Si les chrétiens étaient très largement dominants dans l’Europe médiévale il existait cependant des communautés minoritaires juives, exclues de tout pouvoir et de tous droits, qui vivaient bien souvent à l’écart de la société et subissaient régulièrement des expulsions, des spoliations et des progroms en fonction des circonstances. Quant aux musulmans, ils n’étaient présents qu’en Espagne dont ils furent progressivement expulsés à partir de 722 par la Reconquista qui se termina en 1492 par la chute de Grenade.
Mais nous sommes au XXIe siècle et tout cela est loin derrière nous. Depuis les sociétés européennes se sont sécularisées, même l’Italie et l’Espagne, pays de forte tradition catholique. Toutefois, si la France est le premier état européen qui a inscrit dans la loi la séparation des Eglises et de l’Etat depuis 1905, dans d’autres, lors de leur investiture, les chefs de l’Etat ou de gouvernement se réfèrent toujours à Dieu, ou même prêtent parfois serment sur la Bible de défendre les intérêts de leur pays.
Par ailleurs , que l’on soit chrétien pratiquant, simple croyant, hésitant, athée, agnostique, libre-penseur ou adepte d’une autre religion, chaque jour les calendriers nous rappellent le nom d’un saint, chaque année des fêtes religieuses comme Noël, même si elles ont pour beaucoup perdu leur caractère sacré , rythment notre vie et les vacances scolaires et sont l’objet de rassemblements familiaux.

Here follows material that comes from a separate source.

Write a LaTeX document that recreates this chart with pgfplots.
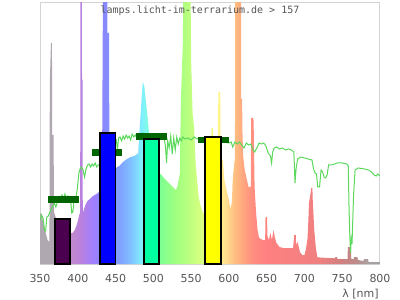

Mais surtout, comment ne pas voir que dans chaque village d’Europe se dresse une église (ou un temple protestant selon les régions). Rappelons à ce sujet les paroles du moine bourguignon du XIe Raoul Glaber, qui résida un temps à l’abbaye de Saint-Bénigne ; il évoquait « Le monde qui se revêtait d’un blanc manteau d’églises ». Mille ans plus tard, elles sont toujours présentes parmi nous, nous rappelant que si nos racines chrétiennes spirituelles se sont progressivement effacées, celles, architecturales, demeurent toujours ancrées dans nos territoires. C’est une réalité que chacun est libre d’interpréter comme il l’entend, mais que nul ne peut ignorer.